Commission plans to save taxpayer from other bailouts
It includes wide-ranging measures including the forced take over of a failing bank, the temporary transfer of its business, getting rid of risky business lines, and giving supervisors powers to replace management.
The aim, Internal Market Commissioner Michel Barnier said, was to ensure that banks could go out of business without bringing down other banks while customers could continue to access their accounts.
“Never again should we leave governments and taxpayers with the unacceptable choice between a catastrophe or a state-funded rescue. The framework should provide a credible alternative to the expensive bank bailouts we have seen in the last couple of years,” he said.
So far state aid to banks has amounted to 13% of GDP with Ireland having the costliest bailouts in the EU.

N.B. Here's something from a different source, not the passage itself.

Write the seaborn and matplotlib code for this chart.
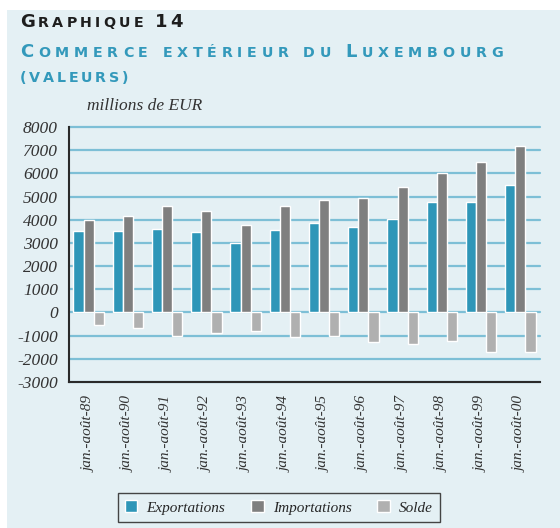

The collapse of Anglo Irish Bank and Fortis has proved the need for crisis management arrangements both at national level and for cross-border banking failures, the Commission says.
The measures follow extensive consultations over the past few months and aim to equip authorities with common and effective tools and powers to tackle bank crises at the earliest possible moment, and avoid costs for taxpayers, the Commissioner said.

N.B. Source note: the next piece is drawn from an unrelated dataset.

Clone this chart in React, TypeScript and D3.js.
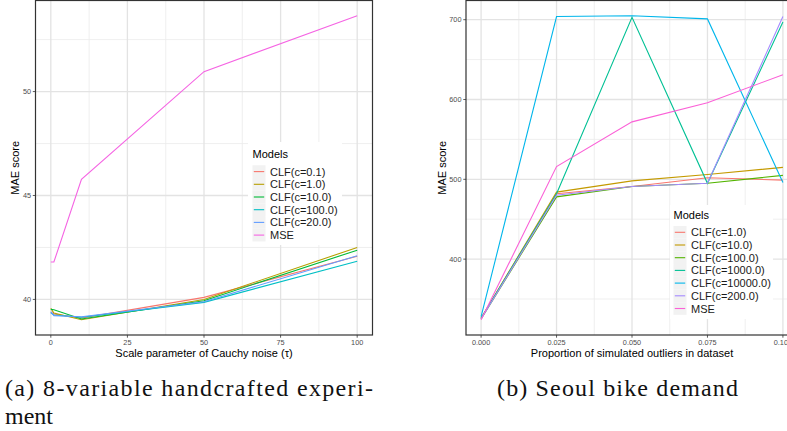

The proposals deal with three stages – to help prevent problems in the first place and ensure plans are in place to deal with stress or failure; when there are problems supervisors should have powers to act before they become too severe; and, finally, resolution tools to minimise the impact of a failing bank.
Currently there is no system to deal with failing banks that operate in a number of EU countries. Here, Mr Barnier said, they want national supervisors to work together to prepare for dealing with any such crisis.

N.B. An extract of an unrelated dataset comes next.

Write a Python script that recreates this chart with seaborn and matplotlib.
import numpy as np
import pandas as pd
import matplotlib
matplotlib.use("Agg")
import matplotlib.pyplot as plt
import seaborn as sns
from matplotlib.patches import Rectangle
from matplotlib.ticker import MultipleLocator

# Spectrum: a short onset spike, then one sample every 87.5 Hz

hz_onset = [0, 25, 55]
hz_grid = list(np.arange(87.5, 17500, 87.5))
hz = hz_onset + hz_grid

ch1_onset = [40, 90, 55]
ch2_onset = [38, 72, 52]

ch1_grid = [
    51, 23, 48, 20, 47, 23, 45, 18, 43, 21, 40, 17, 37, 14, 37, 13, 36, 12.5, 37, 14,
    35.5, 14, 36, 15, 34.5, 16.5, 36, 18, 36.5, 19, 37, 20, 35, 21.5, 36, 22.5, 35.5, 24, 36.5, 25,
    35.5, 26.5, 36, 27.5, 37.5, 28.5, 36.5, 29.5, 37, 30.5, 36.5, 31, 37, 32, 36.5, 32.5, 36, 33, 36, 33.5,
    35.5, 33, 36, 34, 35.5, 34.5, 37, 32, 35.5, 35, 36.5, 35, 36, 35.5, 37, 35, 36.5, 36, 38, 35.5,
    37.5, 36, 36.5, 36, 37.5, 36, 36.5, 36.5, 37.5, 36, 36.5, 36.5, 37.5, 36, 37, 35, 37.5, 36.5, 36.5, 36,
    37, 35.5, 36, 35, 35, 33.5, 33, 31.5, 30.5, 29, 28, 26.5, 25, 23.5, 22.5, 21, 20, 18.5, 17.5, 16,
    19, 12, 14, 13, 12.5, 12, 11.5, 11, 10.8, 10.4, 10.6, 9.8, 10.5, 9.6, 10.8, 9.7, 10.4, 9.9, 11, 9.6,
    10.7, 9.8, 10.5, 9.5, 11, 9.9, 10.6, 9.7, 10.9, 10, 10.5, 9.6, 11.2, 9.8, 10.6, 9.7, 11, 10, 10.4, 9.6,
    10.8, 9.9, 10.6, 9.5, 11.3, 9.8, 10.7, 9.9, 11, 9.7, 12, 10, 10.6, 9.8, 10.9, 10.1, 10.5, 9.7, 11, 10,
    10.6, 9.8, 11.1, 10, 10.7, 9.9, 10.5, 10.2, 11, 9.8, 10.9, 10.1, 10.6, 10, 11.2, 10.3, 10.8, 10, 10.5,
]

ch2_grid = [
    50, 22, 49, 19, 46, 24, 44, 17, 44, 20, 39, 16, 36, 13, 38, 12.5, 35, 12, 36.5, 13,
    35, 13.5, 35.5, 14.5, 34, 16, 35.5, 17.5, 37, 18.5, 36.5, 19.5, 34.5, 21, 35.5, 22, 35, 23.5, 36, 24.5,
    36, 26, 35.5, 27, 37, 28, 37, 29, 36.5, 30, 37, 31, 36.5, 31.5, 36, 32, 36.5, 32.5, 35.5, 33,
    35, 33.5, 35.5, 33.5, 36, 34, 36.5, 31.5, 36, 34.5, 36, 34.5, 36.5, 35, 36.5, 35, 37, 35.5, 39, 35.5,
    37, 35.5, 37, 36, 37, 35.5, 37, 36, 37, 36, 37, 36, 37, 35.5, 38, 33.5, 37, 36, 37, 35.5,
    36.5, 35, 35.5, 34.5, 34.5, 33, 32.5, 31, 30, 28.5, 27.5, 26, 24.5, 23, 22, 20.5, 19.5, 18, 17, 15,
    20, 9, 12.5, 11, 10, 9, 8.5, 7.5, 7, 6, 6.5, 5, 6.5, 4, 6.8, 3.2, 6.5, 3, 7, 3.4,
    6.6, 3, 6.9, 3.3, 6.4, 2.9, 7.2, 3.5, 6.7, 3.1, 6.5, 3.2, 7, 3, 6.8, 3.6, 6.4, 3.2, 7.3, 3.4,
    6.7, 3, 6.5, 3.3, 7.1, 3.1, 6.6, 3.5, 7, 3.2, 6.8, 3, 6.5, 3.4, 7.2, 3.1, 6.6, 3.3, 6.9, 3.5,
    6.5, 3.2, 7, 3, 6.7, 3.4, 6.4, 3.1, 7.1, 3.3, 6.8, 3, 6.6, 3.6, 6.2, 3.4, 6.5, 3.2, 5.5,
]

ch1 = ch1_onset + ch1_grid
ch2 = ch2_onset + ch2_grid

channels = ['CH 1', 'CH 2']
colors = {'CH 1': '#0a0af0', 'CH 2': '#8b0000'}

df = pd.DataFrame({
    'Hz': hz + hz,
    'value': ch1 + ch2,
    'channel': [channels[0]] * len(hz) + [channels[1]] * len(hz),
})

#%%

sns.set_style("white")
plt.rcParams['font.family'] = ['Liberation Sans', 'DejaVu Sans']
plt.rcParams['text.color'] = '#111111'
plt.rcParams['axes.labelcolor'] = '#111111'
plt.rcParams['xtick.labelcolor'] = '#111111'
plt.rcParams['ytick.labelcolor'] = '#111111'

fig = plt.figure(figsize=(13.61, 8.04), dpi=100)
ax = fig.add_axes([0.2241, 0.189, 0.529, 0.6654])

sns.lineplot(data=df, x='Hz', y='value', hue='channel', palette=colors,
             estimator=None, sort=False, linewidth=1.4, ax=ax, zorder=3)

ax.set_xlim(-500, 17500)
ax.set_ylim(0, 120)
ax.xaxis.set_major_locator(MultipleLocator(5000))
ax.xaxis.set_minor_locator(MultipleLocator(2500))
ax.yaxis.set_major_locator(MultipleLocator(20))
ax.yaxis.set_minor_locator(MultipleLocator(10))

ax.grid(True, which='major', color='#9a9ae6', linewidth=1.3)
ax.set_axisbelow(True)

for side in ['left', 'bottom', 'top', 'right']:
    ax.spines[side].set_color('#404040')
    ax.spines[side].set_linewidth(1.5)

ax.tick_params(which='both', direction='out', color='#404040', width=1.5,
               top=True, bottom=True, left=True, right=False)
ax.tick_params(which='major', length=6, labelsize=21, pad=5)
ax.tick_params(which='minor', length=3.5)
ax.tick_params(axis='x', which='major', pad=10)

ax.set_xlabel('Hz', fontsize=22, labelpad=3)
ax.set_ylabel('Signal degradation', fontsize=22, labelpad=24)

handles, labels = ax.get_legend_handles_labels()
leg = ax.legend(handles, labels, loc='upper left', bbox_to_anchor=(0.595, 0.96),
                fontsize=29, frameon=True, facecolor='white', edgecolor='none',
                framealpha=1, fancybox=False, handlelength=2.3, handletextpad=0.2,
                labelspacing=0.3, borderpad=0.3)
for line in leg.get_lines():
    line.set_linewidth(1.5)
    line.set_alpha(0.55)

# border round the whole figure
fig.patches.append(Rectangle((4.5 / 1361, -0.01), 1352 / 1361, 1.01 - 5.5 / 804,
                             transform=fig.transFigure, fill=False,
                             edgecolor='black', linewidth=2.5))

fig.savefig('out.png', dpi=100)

The new European Supervisory Authorities and, in particular, the new European Banking Authority, would have a coordinating role.
Mr Barnier has already proposed that banks contribute to a national fund in each country, although member states disagree on how it would be used – as an insurance fund or go into the national exchequer to pay for current bailouts. A number of countries including Sweden already have such funds.
The proposals, in line with the G20 plans, will now be debated by stakeholders and draft legislation will follow in mid-2011 which would then have to be agreed by member states and the European Parliament.